Johannes von Müller (1752-1809). A gay man born in Schaffhausen, Switzerland, Müller was the most important Swiss historian of the 18th century.
Müller was born of modest means and whose father was a clergyman and rector of the gymnasium. In his youth, his maternal grandfather, Johannes Schoop (1696–1757), roused in him an interest in the history of his country.
He was respected and liked by many major intellectuals, including Goethe, Herder, Gleim, and Bonnet. Friedrich Schiller relied on his History of the Swiss Confederation for the writing of William Tell.
In 1773, Müller fell in love with the Swiss nobleman Karl Viktor von Bonstetten, with whom he remained friends until Müller’s death. A mutual friend, Friederike Brun, indiscreetly published Müller’s early love letters to Bonstetten in 1798. The letters document a literary tradition of male-male love, and indicate an awareness of their imitation of Winckelmann.

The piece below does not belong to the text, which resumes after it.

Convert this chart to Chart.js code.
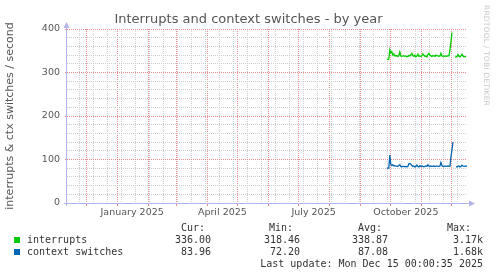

JOHANNES VON MÜLLER TO CHARLES-VICTOR DE BONSTETTEN
8th August, 1776
Any mistakes I may make in the future will be your fault; that is only if you neglect your letter-writing – your friendship can never grow cold – might I let myself be surprised by a passion. Tell me why I love you more as time passes. You are now incessantly in me and around me. My dearest friend, how much better it is to think of you than to live with the others! How is it possible to desecrate a heart that is consecrated to you? I need you more than ever; over and above these immutable, laudable plans for a useful life and an immortal name I have forsworn everything that is considered to be pleasant and delightful – not only pleasure but love, not only revels, but good living, not only greed, but ambition. B. is everything to me, you make all my battles easy and all abstinence sweet. Thus you live in my mind and especially in my heart. You write to me often, but it does not seem enough to me; you often address only the historian, and do not embrace your friend often.
Later in life, Müller was the dupe of an elaborate scheme to defraud him by exploiting his homosexuality. One of his former pupils (and perhaps lovers) invented a Hungarian Count Louis von Batthyani and penned letters to Müller in which the Count expressed his love and inclination.
Müller responded with letters of unfettered passion and an awareness that this friendship and its depiction in letters far exceeded his earlier relationship with Bonstetten, possibly the purest expression of eighteenth-century homosocial desire that exists.
After a year and more than a hundred letters, when the fiction could no longer be sustained, Müller was financially and psychologically destroyed. Johann Wolfgang von Goethe was one of several friends who helped him recover.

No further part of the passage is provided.